Investigation of C 2 H 6 , C 2 H 4 , CO and H 2 on the explosion pressure behavior of methane/blended fuels

The introduction of other combustible gases to methane could change accident consequences. This work aimed to experimentally compare the effects of blended fuels (C 2 H 6, C 2 H 4, CO, and H 2 mix in different proportions) on the explosion pressure behavior of methane and blended fuels in air. The explosion pressure properties of the mixtures were tested. Principal component analysis was employed, and multiple regression models were developed to predict the influences of principal components on the maximum explosion pressure of CH 4. In addition, the software was used to analyze and compare the sensitivity analysis. For the fuel-lean CH 4 -air mixture( φ  = 0.72), the results demonstrated that the value of P max and ( d P/ d t) max of the mixed gases increased, as the volume fraction of the blended fuels increased.
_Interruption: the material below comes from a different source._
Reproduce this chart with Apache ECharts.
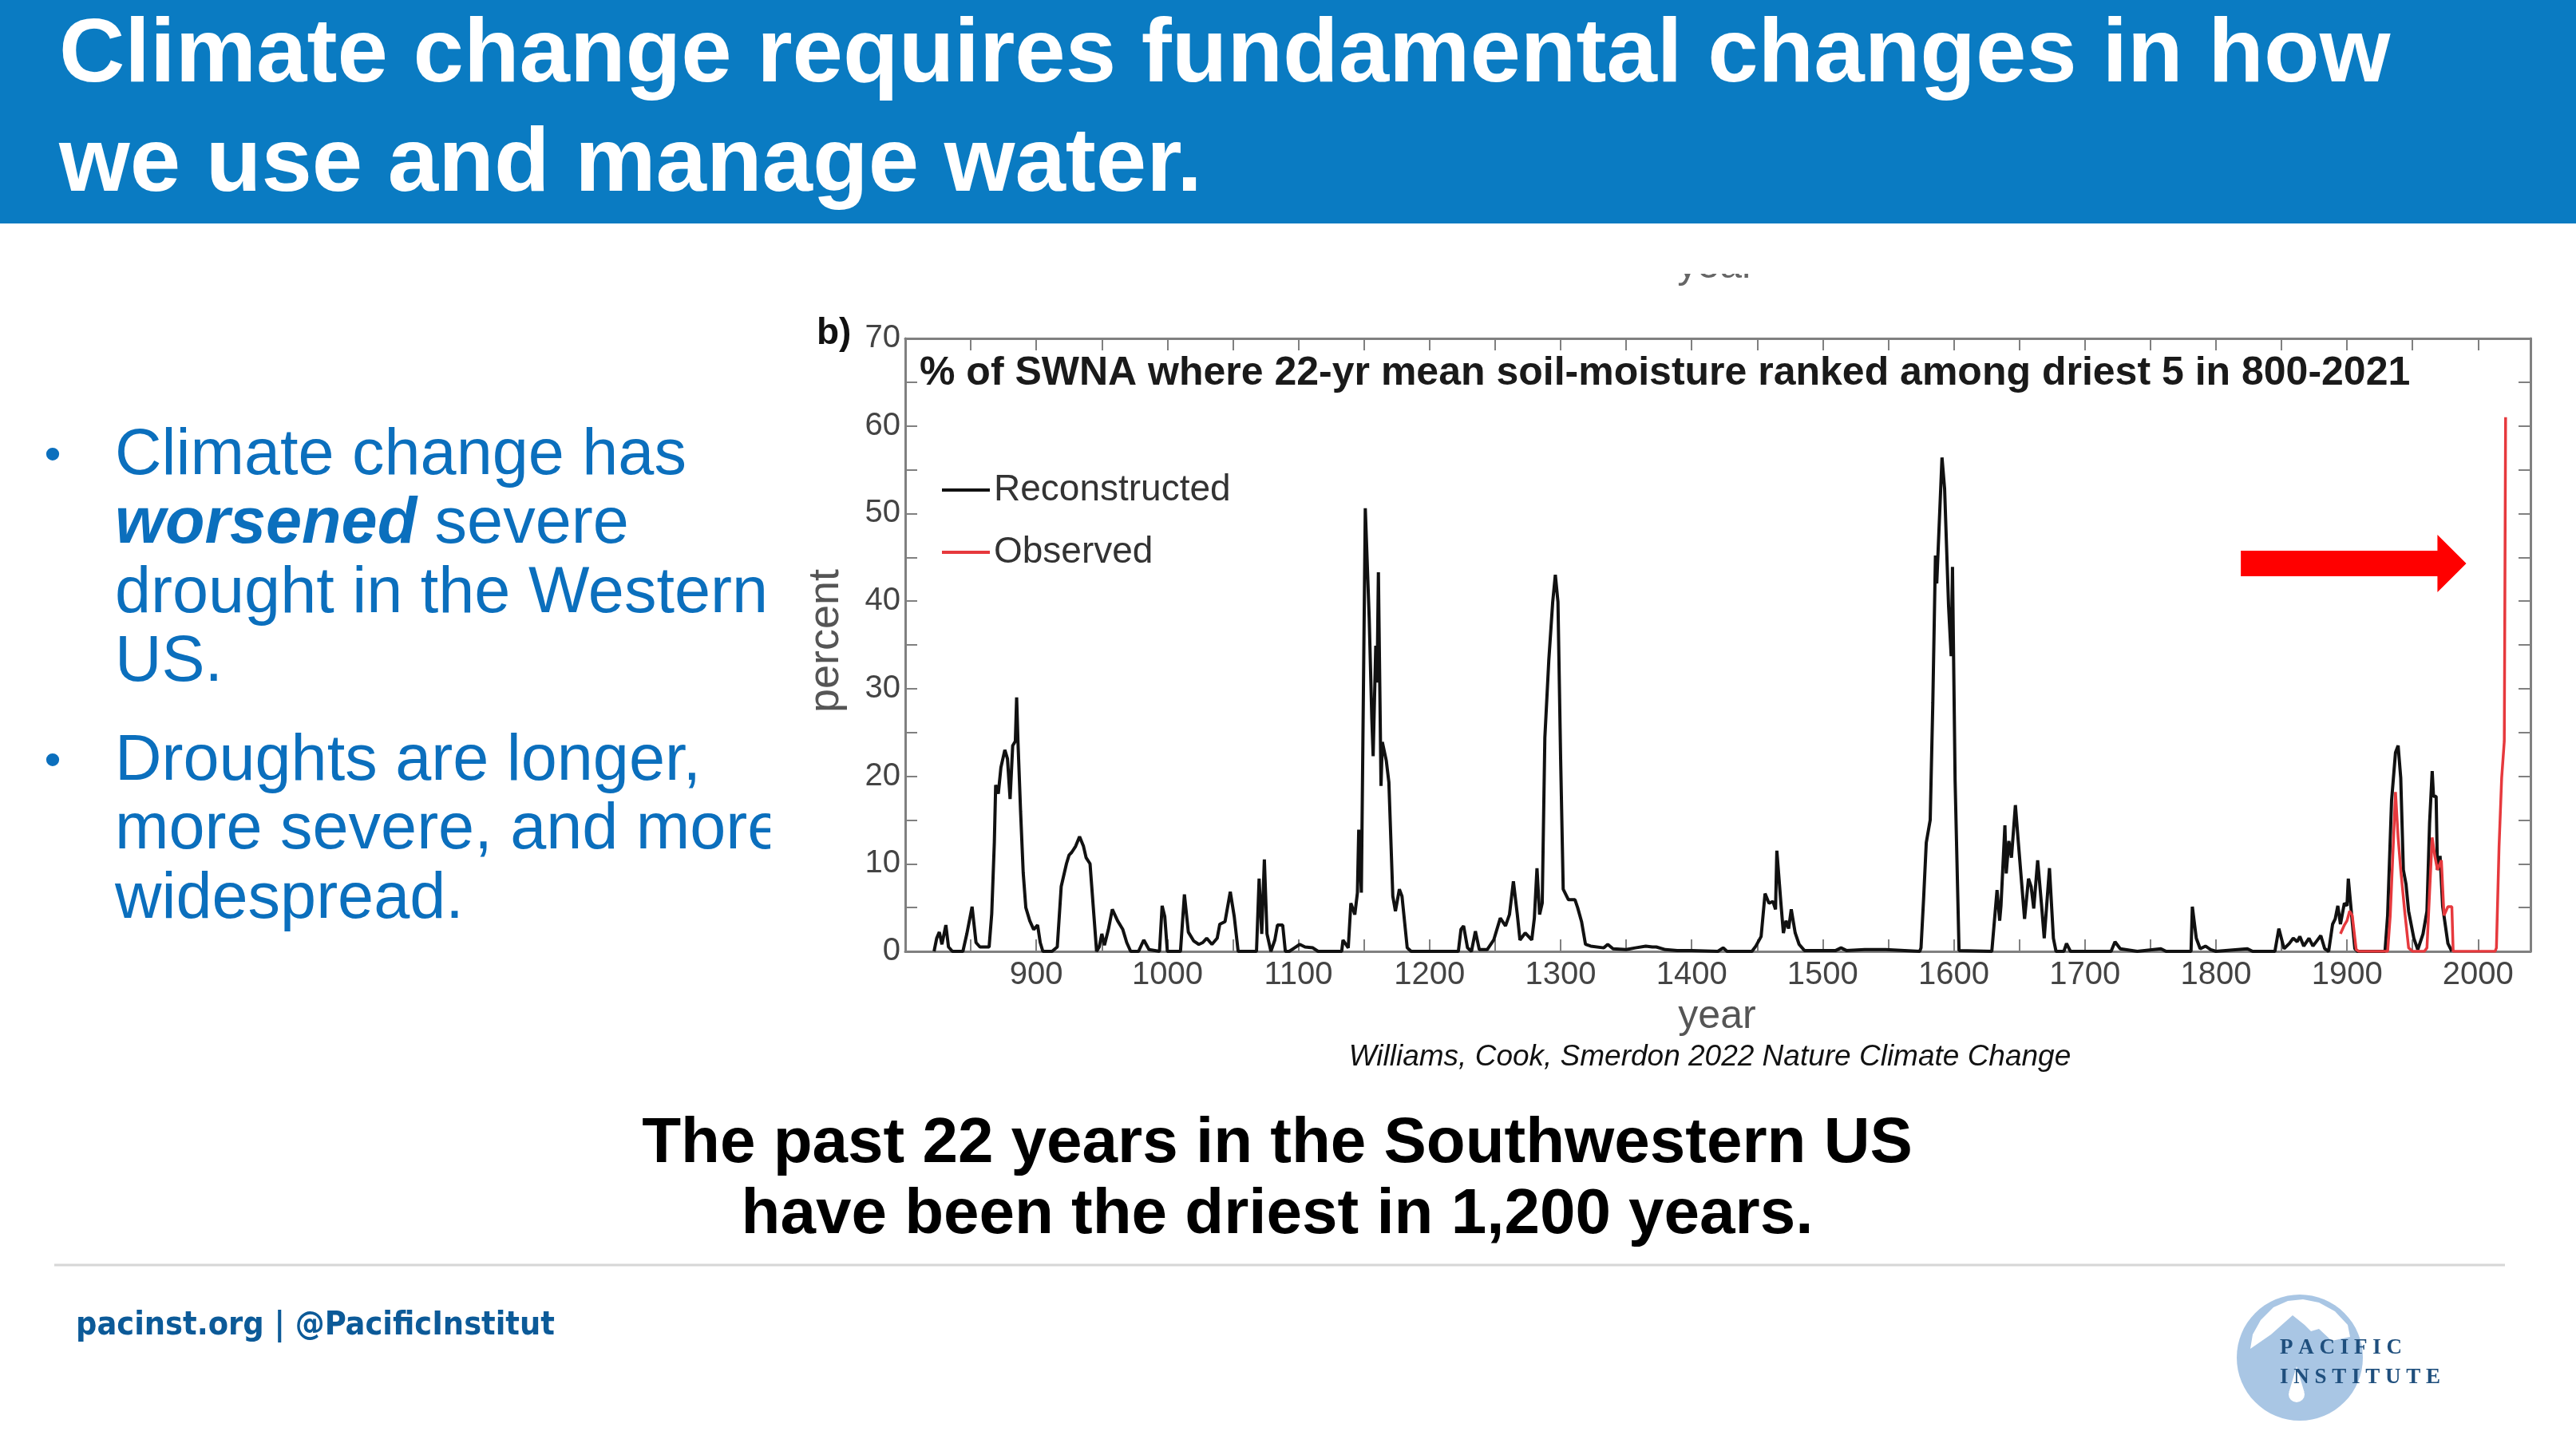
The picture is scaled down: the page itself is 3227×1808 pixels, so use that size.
<!DOCTYPE html>
<html>
<head>
<meta charset="utf-8">
<script src="https://cdn.jsdelivr.net/npm/echarts@6/dist/echarts.min.js"></script>
<style>
html,body{margin:0;padding:0;background:#fff;}
#c{width:3227px;height:1808px;}
</style>
</head>
<body>
<div id="c"></div>
<script>
// ---------- DATA ----------
const recYears = [822,824,826,828,831,833,836,844,847,851,854,857,864,866,868,869,871,873,876,878,880,882,884,885,886,888,890,892,895,898,901,903,905,912,916,919,923,925,927,930,933,936,938,941,944,946,948,950,952,955,958,962,966,969,972,978,982,986,994,996,998,1000,1010,1013,1016,1020,1024,1027,1030,1034,1038,1040,1044,1048,1051,1054,1068,1070,1072,1074,1076,1079,1082,1084,1088,1090,1093,1097,1101,1105,1111,1115,1133,1134,1138,1140,1143,1145,1146,1148,1151,1154,1156,1157,1159,1160,1161,1163,1164,1167,1169,1172,1174,1177,1179,1183,1186,1222,1224,1226,1229,1232,1235,1238,1244,1249,1254,1258,1261,1264,1267,1269,1273,1278,1280,1282,1284,1286,1288,1291,1294,1296,1298,1300,1302,1306,1311,1313,1316,1319,1323,1333,1336,1340,1350,1357,1365,1370,1373,1380,1389,1400,1420,1424,1427,1446,1449,1453,1456,1459,1462,1464,1465,1468,1470,1472,1474,1476,1479,1482,1486,1510,1514,1518,1532,1548,1574,1575,1577,1579,1582,1584,1586,1587,1590,1591,1593,1596,1598,1599,1601,1604,1629,1631,1633,1635,1636,1639,1640,1642,1644,1647,1649,1654,1657,1659,1661,1664,1667,1669,1673,1676,1678,1684,1686,1689,1720,1723,1727,1740,1758,1762,1781,1782,1785,1788,1792,1796,1800,1824,1828,1845,1848,1852,1856,1859,1862,1864,1867,1871,1874,1877,1880,1883,1886,1889,1891,1893,1895,1898,1900,1901,1904,1906,1908,1929,1931,1934,1937,1939,1941,1943,1945,1947,1951,1954,1958,1961,1963,1965,1966,1968,1969,1971,1973,1977,1980];
const recValues = [0,1.5,2.2,0.8,3,0.5,0,0,2,5.1,1,0.5,0.5,4.3,12.5,19,18,21,23,22,17.4,23.5,24,29,24,16,9,5,3.5,2.5,3,1,0,0,0.5,7.4,10,11,11.3,12,13.1,12,10.7,10,4,0,0.5,2,0.7,2.5,4.8,3.5,2.5,1,0,0,1.3,0.2,0,5.2,4,0,0,6.5,2.2,1.2,0.8,1,1.5,0.8,1.5,3.1,3.4,6.8,4,0,0,8.3,2,10.5,2,0,1.3,3,3,0,0,0.4,0.8,0.5,0.4,0,0,1.3,0.4,5.5,4.2,6.7,13.9,6.7,50.6,38,26.5,22.3,34.9,30.7,43.3,18.9,23.9,21.8,19.3,6.3,4.6,7.1,6.3,0.4,0,0,2.5,2.9,0.4,0,2.3,0.2,0.2,1.3,3.8,2.9,4.2,8,4.2,1.3,2.1,1.3,3.8,9.5,4.2,5.5,24.4,33.2,39.9,43,39.9,22.3,7.1,5.9,5.9,5,3.4,0.8,0.6,0.4,0.8,0.3,0.2,0.4,0.6,0.5,0.5,0.2,0.1,0.1,0,0.4,0,0,0.6,1.7,6.6,5.5,5.7,4.8,11.5,5.7,2.1,3.5,2.6,4.8,2.1,0.8,0.1,0.1,0.4,0.1,0.2,0.2,0,0.4,6.1,12.4,15,28.4,45.2,42,52.8,56.4,52.8,39.5,33.7,43.9,19.5,0.1,0,3.5,7,3.5,5.2,14.4,8.9,12.6,10.7,16.7,12.9,3.7,8.3,7.4,4.9,10.4,5.2,1.5,9.5,1.5,0,0,0.9,0,0,1.1,0.3,0,0.3,0,0,5.1,1.5,0.3,0.6,0.2,0,0.3,0,0,2.6,0.3,0.9,1.5,1.1,1.7,0.6,1.5,0.6,1.2,1.8,0.3,0,3.1,3.7,5.2,3.1,5.5,5.2,8.3,3.4,0.3,0,0,4.1,17.2,22.7,23.5,19.8,9.3,7.7,4.6,1.5,0.2,2,4.6,14.6,20.6,17.7,17.7,9.3,10.9,5.1,0.9,0];

const obsYears = [1895,1898,1900,1902,1904,1907,1909,1931,1933,1936,1937,1939,1941,1944,1947,1950,1959,1961,1963,1965,1967,1969,1972,1974,1977,1980,1981,2013,2014,2016,2018,2020,2021];
const obsValues = [2,3,3.5,4.6,4.1,0.2,0,0,4.1,14.6,18.2,13,9.3,4.6,0.4,0,0,0.4,6.7,13,10.9,9.3,10.4,4.1,5.1,5.1,0,0,0.4,11.9,19.8,24,61];

const seriesNames = ['Reconstructed', 'Observed'];
// arrow annotation: [startYear, headStartYear, tipYear, percent]
const arrowSpec = [[1819, 1969, 1991, 44.3]];

const titleLines = ['Climate change requires fundamental changes in how', 'we use and manage water.'];
const chartTitle = '% of SWNA where 22-yr mean soil-moisture ranked among driest 5 in 800-2021';
const citation = 'Williams, Cook, Smerdon 2022 Nature Climate Change';
const takeaway = ['The past 22 years in the Southwestern US', 'have been the driest in 1,200 years.'];

// ---------- CHART ----------
const chart = echarts.init(document.getElementById('c'));
const SANS = '"Liberation Sans", Arial, Helvetica, sans-serif';
const recData = recYears.map((y, i) => [y, recValues[i]]);
const obsData = obsYears.map((y, i) => [y, obsValues[i]]);
const axisGray = '#808080';

function xAxisCfg(pos, showLabel) {
  return {
    type: 'value', position: pos, min: 800, max: 2040, interval: 50,
    axisLine: {show: true, onZero: false, lineStyle: {color: axisGray, width: 3}},
    axisTick: {show: true, inside: true, length: 15, lineStyle: {color: axisGray, width: 2}},
    splitLine: {show: false},
    axisLabel: {show: showLabel, fontSize: 40, color: '#444', fontFamily: SANS, margin: 10,
      formatter: v => (v % 100 === 0 && v !== 800) ? String(v) : ''}
  };
}
function yAxisCfg(pos, showLabel) {
  return {
    type: 'value', position: pos, min: 0, max: 70, interval: 5,
    axisLine: {show: true, onZero: false, lineStyle: {color: axisGray, width: 3}},
    axisTick: {show: true, inside: true, length: 15, lineStyle: {color: axisGray, width: 2}},
    splitLine: {show: false},
    axisLabel: {show: showLabel, fontSize: 40, color: '#444', fontFamily: SANS, margin: 6,
      formatter: v => (v % 10 === 0) ? String(v) : ''}
  };
}

const graphics = [];
graphics.push({type: 'rect', id: 'bar', shape: {x: 0, y: 0, width: 3227, height: 280}, style: {fill: '#0a7bc2'}, z: 0});
graphics.push({type: 'text', id: 't1', x: 74, y: 71, style: {text: titleLines[0], fill: '#fff', fontSize: 114, fontWeight: 'bold', fontFamily: SANS, verticalAlign: 'middle'}});
graphics.push({type: 'text', id: 't2', x: 74, y: 208, style: {text: titleLines[1], fill: '#fff', fontSize: 114, fontWeight: 'bold', fontFamily: SANS, verticalAlign: 'middle'}});

const bulletColor = '#0b6fbd';
const bullet1 = ['Climate change has', '{bi|worsened} severe', 'drought in the Western', 'US.'];
const bullet2 = ['Droughts are longer,', 'more severe, and more', 'widespread.'];
const b1y = [572, 658, 745, 831];
const b2y = [955, 1041, 1128];
[[bullet1, b1y], [bullet2, b2y]].forEach(([lines, ys], bi) => {
  graphics.push({type: 'text', id: 'dot' + bi, x: 66, y: ys[0], style: {text: '•', fill: bulletColor, fontSize: 60, fontFamily: SANS, verticalAlign: 'middle', align: 'center'}});
  lines.forEach((ln, i) => {
    graphics.push({type: 'text', id: 'b' + bi + '_' + i, x: 144, y: ys[i], style: {
      text: ln, fill: bulletColor, fontSize: 81, fontFamily: SANS, verticalAlign: 'middle',
      rich: {bi: {fontSize: 81, fontFamily: SANS, fontWeight: 'bold', fontStyle: 'italic', fill: bulletColor}}
    }});
  });
});
// the chart picture covers the end of "more"
graphics.push({type: 'rect', id: 'clipmore', shape: {x: 965, y: 990, width: 60, height: 100}, style: {fill: '#fff'}});

// remnant of previous panel label, clipped at top
graphics.push({type: 'text', id: 'yr0', x: 2150, y: 334, style: {text: 'year', fill: '#666', fontSize: 50, fontFamily: SANS, align: 'center', verticalAlign: 'middle'}});
graphics.push({type: 'rect', id: 'yr0clip', shape: {x: 2080, y: 282, width: 150, height: 61}, style: {fill: '#fff'}});

graphics.push({type: 'text', id: 'bpanel', x: 1023, y: 418, style: {text: 'b)', fill: '#111', fontSize: 46, fontWeight: 'bold', fontFamily: SANS, verticalAlign: 'middle'}});
graphics.push({type: 'text', id: 'ctitle', x: 1152, y: 468, style: {text: chartTitle, fill: '#1a1a1a', fontSize: 50, fontWeight: 'bold', fontFamily: SANS, verticalAlign: 'middle'}, z: 10});
graphics.push({type: 'text', id: 'ylab', x: 1035, y: 803, rotation: Math.PI / 2, style: {text: 'percent', fill: '#555', fontSize: 54, fontFamily: SANS, align: 'center', verticalAlign: 'middle'}});
graphics.push({type: 'text', id: 'xlab', x: 2151, y: 1274, style: {text: 'year', fill: '#555', fontSize: 50, fontFamily: SANS, align: 'center', verticalAlign: 'middle'}});
graphics.push({type: 'text', id: 'cite', x: 2142, y: 1325, style: {text: citation, fill: '#111', fontSize: 37, fontStyle: 'italic', fontFamily: SANS, align: 'center', verticalAlign: 'middle'}});
graphics.push({type: 'text', id: 'take1', x: 1600, y: 1434, style: {text: takeaway[0], fill: '#000', fontSize: 80, fontWeight: 'bold', fontFamily: SANS, align: 'center', verticalAlign: 'middle'}});
graphics.push({type: 'text', id: 'take2', x: 1600, y: 1523, style: {text: takeaway[1], fill: '#000', fontSize: 80, fontWeight: 'bold', fontFamily: SANS, align: 'center', verticalAlign: 'middle'}});
graphics.push({type: 'line', id: 'divider', shape: {x1: 68, y1: 1585, x2: 3138, y2: 1585}, style: {stroke: '#d6d6d6', lineWidth: 3}});
graphics.push({type: 'text', id: 'footer', x: 95, y: 1661, style: {text: 'pacinst.org | @PacificInstitut', fill: '#0c5a98', fontSize: 41, fontWeight: 'bold', fontFamily: '"DejaVu Sans Condensed", "DejaVu Sans", sans-serif', verticalAlign: 'middle'}});

// logo
graphics.push({type: 'circle', id: 'logoC', shape: {cx: 2881, cy: 1701, r: 79}, style: {fill: '#a9c6e4'}});
graphics.push({type: 'polygon', id: 'logoSky', shape: {points: [[2819, 1690], [2822, 1672], [2832, 1654], [2848, 1638], [2866, 1630], [2885, 1628], [2905, 1632], [2925, 1643], [2941, 1660], [2944, 1675], [2921, 1680], [2905, 1665], [2895, 1668], [2887, 1660], [2872, 1648], [2845, 1672]]}, style: {fill: '#fff'}});
graphics.push({type: 'circle', id: 'logoDrop', shape: {cx: 2877, cy: 1747, r: 10}, style: {fill: '#fff'}});
graphics.push({type: 'polygon', id: 'logoDropTop', shape: {points: [[2877, 1712], [2867.5, 1744], [2886.5, 1744]]}, style: {fill: '#fff'}});
graphics.push({type: 'text', id: 'logoT1', x: 2856, y: 1689, style: {text: 'P A C I F I C', fill: '#1f4f7d', fontSize: 27, fontWeight: 'bold', fontFamily: '"Liberation Serif", "DejaVu Serif", serif', verticalAlign: 'middle'}});
graphics.push({type: 'text', id: 'logoT2', x: 2856, y: 1726, style: {text: 'I N S T I T U T E', fill: '#1f4f7d', fontSize: 27, fontWeight: 'bold', fontFamily: '"Liberation Serif", "DejaVu Serif", serif', verticalAlign: 'middle'}});

const option = {
  backgroundColor: '#fff',
  animation: false,
  grid: {left: 1134, top: 424, width: 2036, height: 768, containLabel: false},
  xAxis: [xAxisCfg('bottom', true), xAxisCfg('top', false)],
  yAxis: [yAxisCfg('left', true), yAxisCfg('right', false)],
  legend: {
    data: seriesNames, orient: 'vertical', left: 1175, top: 586,
    icon: 'rect', itemWidth: 60, itemHeight: 4, itemGap: 32,
    textStyle: {fontSize: 46, color: '#333', fontFamily: SANS, lineHeight: 46},
    selectedMode: false
  },
  series: [
    {name: seriesNames[0], type: 'line', data: recData, xAxisIndex: 0, yAxisIndex: 0,
     showSymbol: false, symbol: 'none', lineStyle: {color: '#111', width: 4}, itemStyle: {color: '#111'}, z: 3},
    {name: seriesNames[1], type: 'line', data: obsData, xAxisIndex: 0, yAxisIndex: 0,
     showSymbol: false, symbol: 'none', lineStyle: {color: '#e6393d', width: 3.5}, itemStyle: {color: '#e6393d'}, z: 4},
    {type: 'custom', name: 'arrow', data: arrowSpec, xAxisIndex: 0, yAxisIndex: 0, z: 5,
     renderItem: function (params, api) {
       const p0 = api.coord([api.value(0), api.value(3)]);
       const ph = api.coord([api.value(1), api.value(3)]);
       const pt = api.coord([api.value(2), api.value(3)]);
       const hs = 16, hh = 36;
       return {type: 'polygon', shape: {points: [
         [p0[0], p0[1] - hs], [ph[0], ph[1] - hs], [ph[0], ph[1] - hh], [pt[0], pt[1]],
         [ph[0], ph[1] + hh], [ph[0], ph[1] + hs], [p0[0], p0[1] + hs]]},
         style: {fill: '#ff0000'}};
     }}
  ],
  graphic: graphics
};
chart.setOption(option);
</script>
</body>
</html>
The effects of other gases followed the order C 2 H 6 >C 2 H 4 >H 2 >CO. For stoichiometric concentrations ( φ  = 1), the order of the influence degree was H 2 >CO > C 2 H 6 >C 2 H 4, and the value of P max and (d P/ d t ) max of the mixed gases tended to decrease slightly. As the volume fraction of the blended fuels was increased to 2%, the P max and (d P/ d t ) max of CH 4 showed a decreasing trend for the fuel-rich CH 4 -air mixture. The effects of blended fuels on the equivalence ratio of φ  = 1.1 followed the order C 2 H 4 >H 2 >CO > C 2 H 6. The sensitivity variation analysis and normalized sensitivity variation analysis indicated that the chain branching reaction 2CH 3 (+M)<=>C 2 H6(+M) was the most sensitive reaction under various conditions. However, it was not very susceptible to changes in the blended fuel ratio. Most reactions were susceptible to changes in the blended fuel ratio. The 10 most sensitive reactions were generally much more susceptible to changes in the blended fuel ratio in the 2% blended fuels than they were in the 0.4% blended fuels.